Features, presentation or both?
Right before my holiday trip I spent some time working on a couple of posts that I could finish off without much effort. These were all written on iA Writer on the Mac. Although I'm trying to spend quality time with the family, when I read that the developer behind my favourite writing app on the Mac had a new version, I had to sneak the laptop in the living room and download a copy of Writer Pro.
For me this purchase doesn't need a recommendation: I love to type on fullscreen mode on my Mac and see the word count after I have finished reading the sentence I just typed. Brilliant stuff. It's quite simple, and in combination with other apps, it's a basic element of my writing workflow.
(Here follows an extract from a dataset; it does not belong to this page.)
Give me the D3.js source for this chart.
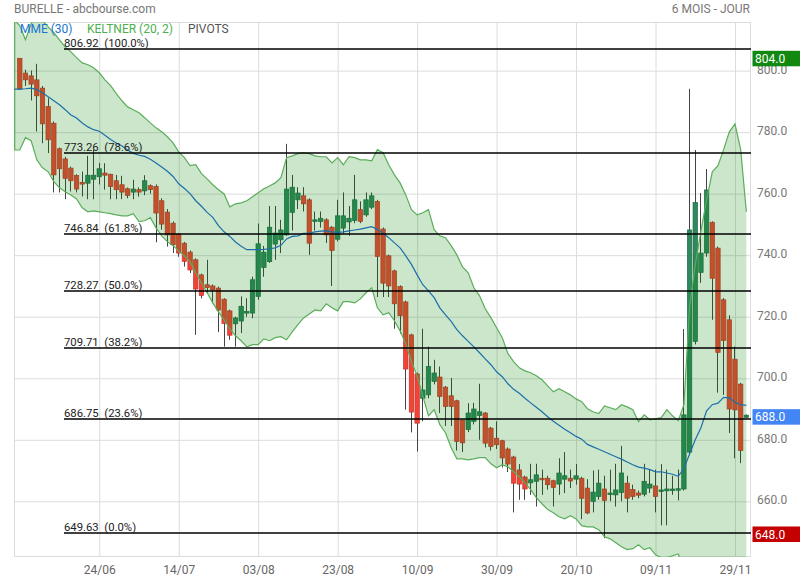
<!DOCTYPE html>
<html><head><meta charset="utf-8">
<script src="https://cdn.jsdelivr.net/npm/d3@7"></script>
<style>body{margin:0;background:#fff}svg{display:block;font-family:Roboto,"Noto Sans",sans-serif}</style>
</head><body><svg id="c" width="800" height="580"></svg>
<script>
// ---- DATA (daily candles, index 0..128) ----
const openV = [804.0,799.2,798.3,797.0,794.3,788.3,782.9,774.6,771.3,768.3,765.9,763.7,763.4,764.7,765.5,766.7,766.3,764.2,762.9,761.6,
760.5,761.3,760.9,762.6,762.3,757.7,754.0,750.4,746.8,743.9,741.0,738.5,733.6,730.4,730.0,729.3,725.7,721.9,717.7,718.6,
721.2,721.2,726.6,736.0,737.9,743.6,745.0,746.6,753.9,758.0,759.3,758.0,751.0,751.0,751.5,749.1,745.2,748.8,750.8,751.3,
754.8,753.1,755.6,757.5,748.5,739.8,734.9,729.8,724.8,714.1,701.4,693.5,694.6,699.0,700.4,697.1,694.3,692.7,686.3,683.3,
686.0,687.9,688.7,683.8,680.5,679.7,677.0,674.4,670.2,667.9,666.0,666.5,667.5,667.5,666.7,665.6,667.2,667.5,667.2,667.5,
664.3,660.0,661.6,664.0,662.2,662.1,662.9,665.9,663.8,662.7,662.3,664.3,665.0,663.2,663.4,663.8,663.9,664.0,676.0,712.0,
734.4,740.7,750.7,742.3,725.5,719.0,706.2,698.1,687.3];
const highV = [804.0,800.3,800.0,802.2,795.0,791.0,783.5,775.0,772.0,768.8,766.3,767.2,772.3,774.3,770.0,769.9,766.5,766.1,765.8,762.0,
764.5,762.0,766.0,763.0,763.0,758.5,755.0,751.0,747.2,744.3,741.5,739.0,734.0,738.5,730.5,729.8,726.0,722.3,720.0,726.6,
726.0,733.0,750.3,743.0,756.0,756.0,751.5,776.2,766.1,762.1,762.1,758.5,754.2,754.2,752.0,749.5,758.0,760.4,756.0,766.1,
757.5,760.4,760.4,758.0,749.0,740.2,735.3,730.2,725.2,714.5,701.8,716.1,710.3,706.0,703.8,697.5,700.1,693.0,686.7,691.9,
692.0,698.2,689.0,684.2,686.0,680.0,677.5,674.8,672.1,668.3,672.2,672.2,670.3,668.3,667.0,674.0,676.0,670.3,672.1,668.0,
667.2,670.0,670.3,668.3,670.3,672.2,678.0,668.3,665.4,663.5,672.2,670.3,670.3,672.1,670.3,668.3,670.3,716.0,794.1,774.2,
760.2,768.0,751.0,742.8,726.1,720.5,710.3,698.5,688.2];
const lowV = [793.7,795.0,790.3,780.2,776.4,773.2,760.4,760.4,758.2,760.7,760.4,759.1,758.2,758.2,763.0,761.3,758.2,758.2,758.2,758.5,
758.2,759.0,759.5,760.0,744.2,748.3,742.8,740.7,739.5,736.3,734.2,714.1,726.0,727.7,724.4,715.0,710.3,712.5,710.3,714.7,
720.0,719.5,725.5,733.0,737.5,738.5,740.7,746.3,748.0,755.0,754.2,740.1,748.0,749.0,744.0,730.0,744.5,747.0,746.3,750.4,
750.4,752.5,755.0,726.4,726.4,726.4,716.1,714.5,689.8,682.4,676.2,686.0,693.5,698.0,688.7,684.5,684.5,676.5,676.0,682.5,
685.0,680.0,677.5,676.5,677.0,671.0,669.5,656.4,660.5,660.5,662.1,658.3,662.1,663.8,658.3,662.1,662.7,664.3,665.4,654.2,
655.8,656.4,660.5,648.0,660.0,658.3,660.0,656.4,660.5,661.0,661.6,662.7,656.4,652.2,652.2,662.1,660.3,663.5,675.0,711.0,
731.0,739.5,719.0,695.3,694.6,682.2,674.0,672.4,687.0];
const closeV = [794.0,797.0,795.6,791.8,782.7,777.5,766.1,768.1,765.0,764.2,761.5,763.1,766.0,766.0,768.1,766.0,762.3,761.3,760.5,759.4,
761.5,760.5,764.2,761.3,753.7,750.1,746.6,743.4,740.7,738.0,735.2,729.0,726.9,729.5,728.7,722.2,717.8,714.0,719.6,723.4,
721.7,732.0,743.7,741.0,749.1,747.2,748.2,761.5,762.1,760.2,756.7,743.9,751.5,752.0,746.6,741.5,752.8,752.8,752.0,758.0,
751.0,758.0,759.3,739.6,730.9,730.0,724.2,720.3,703.0,689.0,685.4,696.2,703.8,701.7,694.1,690.8,690.8,679.4,679.0,688.7,
690.0,689.1,678.9,677.8,678.4,674.1,672.1,665.9,665.6,664.0,667.0,668.6,667.3,665.4,664.5,669.2,668.3,666.6,668.3,661.0,
656.2,663.0,665.9,660.3,662.7,663.7,669.2,661.0,661.6,662.0,666.5,665.6,661.6,663.7,664.0,664.0,664.1,688.1,748.2,757.1,
740.7,761.2,732.5,708.4,712.3,690.0,689.7,676.5,688.0];

// ---- indicators, index -1..128 ----
const mme30 = [794.0,794.0,794.1,794.3,793.8,792.8,791.5,790.2,788.9,787.3,785.6,784.6,783.0,781.7,780.8,780.3,779.0,777.6,776.5,775.5,
774.2,773.1,772.5,772.1,771.2,770.0,768.7,767.3,765.6,763.2,761.7,760.0,757.7,755.9,753.9,752.3,749.6,747.6,746.1,744.3,
742.9,741.8,741.8,741.8,741.9,742.1,742.4,743.2,745.3,746.1,746.3,747.1,747.2,747.6,747.8,747.9,747.6,747.4,747.6,747.9,
748.2,748.5,748.9,749.3,748.4,747.1,745.7,744.0,742.4,739.8,737.0,733.6,730.4,728.4,726.2,722.9,720.6,718.5,715.8,713.8,
712.0,710.2,708.3,706.3,704.4,702.1,700.5,698.2,696.4,695.1,693.5,692.0,690.6,689.1,687.5,686.0,684.7,683.4,682.3,681.1,
680.2,678.5,677.7,676.9,676.1,675.3,674.5,673.7,672.8,671.9,671.1,670.8,670.3,669.6,669.6,669.2,668.8,668.1,670.6,675.4,
680.0,683.9,689.4,691.4,691.9,693.8,693.6,692.2,691.4,691.2];
const keltUp = [816.5,814.6,810.0,815.2,818.5,816.2,814.2,812.3,810.0,807.7,806.1,804.2,802.5,801.9,800.9,799.3,797.0,795.1,792.5,790.2,
788.2,787.3,786.3,784.7,783.0,781.4,780.1,778.5,776.5,773.6,771.7,769.1,769.4,766.5,764.8,762.9,761.3,759.9,755.7,756.7,
757.0,757.7,759.0,760.3,761.6,762.5,763.5,765.2,771.7,772.3,773.0,773.3,773.0,772.3,772.0,772.0,770.0,771.7,769.4,772.0,
771.7,771.0,771.0,770.7,774.3,773.3,769.4,766.1,763.5,759.6,754.8,753.1,753.8,754.8,748.3,746.3,745.7,743.1,740.1,736.2,
734.3,729.4,726.8,722.6,719.7,716.4,713.2,708.0,705.4,703.4,702.4,701.8,700.8,699.5,697.5,695.6,696.6,695.6,694.6,693.3,
692.4,690.1,689.1,688.5,691.0,690.4,689.8,691.4,690.7,689.8,685.9,688.1,686.5,686.8,687.2,689.8,687.8,686.2,691.4,722.9,
736.9,747.9,758.0,767.1,769.1,774.3,780.1,782.7,774.3,754.1];
const keltLow = [774.2,774.2,778.2,777.2,771.0,768.4,767.1,763.9,761.9,760.6,759.6,758.3,755.4,754.1,754.4,754.1,753.8,753.5,753.1,752.8,
752.8,753.5,750.9,751.2,752.2,748.9,746.3,744.4,743.1,741.4,739.8,737.9,734.3,731.0,727.8,724.5,721.6,719.0,716.1,713.8,
712.2,710.2,710.9,710.9,712.8,712.2,713.2,713.5,712.5,715.1,717.4,719.6,720.9,722.2,721.9,724.2,722.9,721.9,724.9,724.9,
724.5,725.8,727.8,729.4,722.9,720.6,721.3,718.7,715.4,711.2,705.4,700.8,694.3,687.8,689.8,684.9,682.3,677.4,673.8,673.8,
673.5,673.8,674.2,674.2,672.2,670.9,671.9,671.2,669.6,668.0,666.0,663.8,661.2,659.2,657.3,656.3,655.0,654.3,655.3,654.3,
652.1,651.7,651.7,650.8,648.5,647.8,646.5,645.2,644.3,644.6,645.9,644.3,644.9,642.6,641.7,641.7,642.3,642.9,637.8,625.0,
615.0,608.0,602.0,598.0,596.0,594.0,590.0,590.0,592.0,598.0];

const tickIdx = [14,28,42,56,70,84,98,112,126];
const tickLabels = ["24/06","14/07","03/08","23/08","10/09","30/09","20/10","09/11","29/11"];
const yTicks = [660,680,700,720,740,760,780,800];
const pivotLevels = [806.92,773.26,746.84,728.27,709.71,686.75,649.63];
const pivotPct = ["100.0%","78.6%","61.8%","50.0%","38.2%","23.6%","0.0%"];

// ---- DRAW ----
const svg = d3.select('#c');
const X0 = 14, X1 = 751, Y0 = 22, Y1 = 557;
const x = d3.scaleLinear().domain([-1.02, 128.82]).range([X0, X1]);
const y = d3.scaleLinear().domain([641.9, 815.8]).range([Y1, Y0]);
const cr = v => Math.round(v) + 0.5;

svg.append('defs').append('clipPath').attr('id', 'clip')
  .append('rect').attr('x', X0).attr('y', Y0).attr('width', X1 - X0).attr('height', Y1 - Y0);

// grid
svg.append('g').attr('transform', `translate(${X0},0)`)
  .call(d3.axisLeft(y).tickValues(yTicks).tickSize(-(X1 - X0)).tickFormat(''))
  .call(g => g.select('.domain').remove())
  .call(g => g.selectAll('line').attr('stroke', '#dcdcdc'));
svg.append('g').attr('transform', `translate(0,${Y1})`)
  .call(d3.axisBottom(x).tickValues(tickIdx).tickSize(-(Y1 - Y0)).tickFormat(''))
  .call(g => g.select('.domain').remove())
  .call(g => g.selectAll('line').attr('stroke', '#dcdcdc'));
svg.append('rect').attr('x', X0 + 0.5).attr('y', Y0 + 0.5).attr('width', X1 - X0 - 1).attr('height', Y1 - Y0 - 1)
  .attr('fill', 'none').attr('stroke', '#dcdcdc');

// candles
const candles = openV.map((o, i) => ({ i, o, h: highV[i], l: lowV[i], c: closeV[i] }));
const cg = svg.append('g').attr('clip-path', 'url(#clip)');
cg.selectAll('line.w').data(candles).join('line').attr('class', 'w')
  .attr('x1', d => cr(x(d.i) - 0.5)).attr('x2', d => cr(x(d.i) - 0.5))
  .attr('y1', d => y(d.h)).attr('y2', d => y(d.l))
  .attr('stroke', '#444').attr('stroke-width', 1);
cg.selectAll('rect.b').data(candles).join('rect').attr('class', 'b')
  .attr('x', d => x(d.i) - 2.2).attr('width', 4.4)
  .attr('y', d => y(Math.max(d.o, d.c)))
  .attr('height', d => Math.max(1.6, Math.abs(y(d.o) - y(d.c))))
  .attr('fill', d => d.c >= d.o ? '#2f895e' : '#f44336')
  .attr('stroke', d => d.c >= d.o ? '#1f6a45' : '#c0352b').attr('stroke-width', 0.7);

// Keltner band (drawn over candles, translucent)
const bg = svg.append('g').attr('clip-path', 'url(#clip)');
const idx = d3.range(keltUp.length);
bg.append('path').datum(idx)
  .attr('d', d3.area().x(i => x(i - 1)).y0(i => y(keltLow[i])).y1(i => y(keltUp[i])))
  .attr('fill', 'rgba(0,128,0,0.2)');
const ln = arr => d3.line().x(i => x(i - 1)).y(i => y(arr[i]));
bg.append('path').datum(idx).attr('d', ln(keltUp)).attr('fill', 'none').attr('stroke', '#5aad5a').attr('stroke-width', 1.2);
bg.append('path').datum(idx).attr('d', ln(keltLow)).attr('fill', 'none').attr('stroke', '#5aad5a').attr('stroke-width', 1.2);
bg.append('line').attr('x1', x(-1) + 0.6).attr('x2', x(-1) + 0.6).attr('y1', y(keltUp[0])).attr('y2', y(keltLow[0]))
  .attr('stroke', '#5aad5a').attr('stroke-width', 1.2);
// MME
bg.append('path').datum(idx).attr('d', ln(mme30)).attr('fill', 'none').attr('stroke', '#1c6fa9').attr('stroke-width', 1.2);

// pivots
const pg = svg.append('g');
pivotLevels.forEach((v, k) => {
  const yy = Math.round(y(v));
  pg.append('line').attr('x1', 64).attr('x2', X1).attr('y1', yy).attr('y2', yy).attr('stroke', '#000').attr('stroke-width', 1.4);
  pg.append('text').attr('x', 64).attr('y', yy - 2.5).attr('font-size', 11.3).attr('fill', '#222')
    .text(v.toFixed(2) + '\u00a0\u00a0(' + pivotPct[k] + ')');
});

// y axis labels
svg.append('g').attr('transform', `translate(${X1},0)`)
  .call(d3.axisRight(y).tickValues(yTicks).tickSize(0).tickPadding(6).tickFormat(d3.format('.1f')))
  .call(g => g.select('.domain').remove())
  .call(g => g.selectAll('text').attr('font-size', 12).attr('fill', '#777').attr('font-family', 'Roboto').attr('dy', '0.22em'));

// x axis labels
svg.append('g').attr('transform', `translate(0,${Y1})`)
  .call(d3.axisBottom(x).tickValues(tickIdx).tickSize(0).tickPadding(8).tickFormat((d, i) => tickLabels[i]))
  .call(g => g.select('.domain').remove())
  .call(g => g.selectAll('text').attr('font-size', 12).attr('fill', '#666').attr('font-family', 'Roboto'));

// price tags
const tags = [
  { v: d3.max(highV), bg: '#11880f' },
  { v: closeV[closeV.length - 1], bg: '#4285f4' },
  { v: d3.min(lowV), bg: '#c40000' }
];
tags.forEach(t => {
  const cy = Math.min(y(t.v) + (t.v === closeV[closeV.length - 1] ? 1.5 : 0), Y1 - 23);
  svg.append('rect').attr('x', 752.5).attr('y', cy - 7.5).attr('width', 48).attr('height', 15.5).attr('fill', t.bg);
  svg.append('text').attr('x', 755).attr('y', cy + 4.5).attr('font-size', 12).attr('fill', '#fff').text(t.v.toFixed(1));
});

// title & legend
svg.append('text').attr('x', 14).attr('y', 13).attr('font-size', 12).attr('fill', '#777').text('BURELLE - abcbourse.com');
svg.append('text').attr('x', 750).attr('y', 13).attr('font-size', 12).attr('fill', '#777').attr('text-anchor', 'end').text('6 MOIS - JOUR');
svg.append('text').attr('x', 20).attr('y', 33).attr('font-size', 12).attr('fill', '#1976d2').text('MME (30)');
svg.append('text').attr('x', 87).attr('y', 33).attr('font-size', 12).attr('fill', '#4caf50').text('KELTNER (20, 2)');
svg.append('text').attr('x', 188).attr('y', 33).attr('font-size', 12).attr('fill', '#555').text('PIVOTS');
</script></body></html>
I even remember the day it came out buying the app on the bus and sending an appreciation email for the good work to the developer by the time I got home.
Eager to try the new Writer Pro I tried to open those drafts I had on iCloud play around with it for a bit. Of course they are not going to be recognised because iCloud is this ethereal place where apps can only recognise their own children. I copy and paste the text and there you go: new documents for proofreading exported to the new app.
Maybe as a result of this initial friction, in the first minutes Writer Pro doesn't really click with me. I would decide to finish my editing on the old app that same night and try to learn the new features when I have free time after Christmas Day. But then, other internet people are too quick to highlight what's wrong. I went to check what would the The Verge make of the 'whopping price' this time and just skimming through the article it sounded fairly positive. I also saw Shawn Blanc's initial impression, not wowed about the new release.
Is Writer Pro an impressive, beautiful, and useful piece of software? Absolutely. Is it going to find a place in my iPad writing workflow? I don’t think so.
Then, I found the call to action from Jonathan Poritsky at The Candler Blog. A headline like this it's going to be controversial at least. Without any context I cannot understand why this studio — which is not a traditional software development house to begin with — would get this kind of heat. These are the guys that have taste for typography and do cool infographics, right?
The article presents the main sources very well to understand what's happening. Certain circles are annoyed about the threatening style defending all the work that went into the word highlighter feature named 'Syntax Control', which Information Architects have tried to protect with a patent. This can divert to a whole argument about innovation and ideas; the issue for me is that the first version if Writer Pro is disappointing.
A different approach
Something has happened in the last three years from the people that gave you a tool to write and only to write. I use my iA Writer with some other apps in the background specialised in note taking and proofing. There is no need to bundle three workflow elements in an app that used to be sold as to write and only to write. I would be a bit upset realising these are mediocre implementations because I really like the original functionality.
Take the Note part of the workflow as example. The concept clashes with my habits because I like to have my notes and draft side by side, one window as a guide and another window with what I’m writing. I haven't played much with it but I’ll just assume Simplenote is more prepared to do a better job at collecting my thoughts than any debut feature.
Controversy aside, Syntax Control can be an useful aid for writers who cannot get feedback from someone before they publish. I my case I tend to use the awful Mircrosoft Word port to check punctuation and the odd typo, but what I really want is a tool like Linguisoft's Grammarian. Having a modern implementation of Grammarian's proofing window would be a very nice feature indeed. Weak grammar and punctuation is fixed teaching you from your errors, not highlighting how words are repeated and placed on your draft. It's too early to speak about Syntax Control, but I don't agree with the claim on the blog. It's not holly cannoli at all.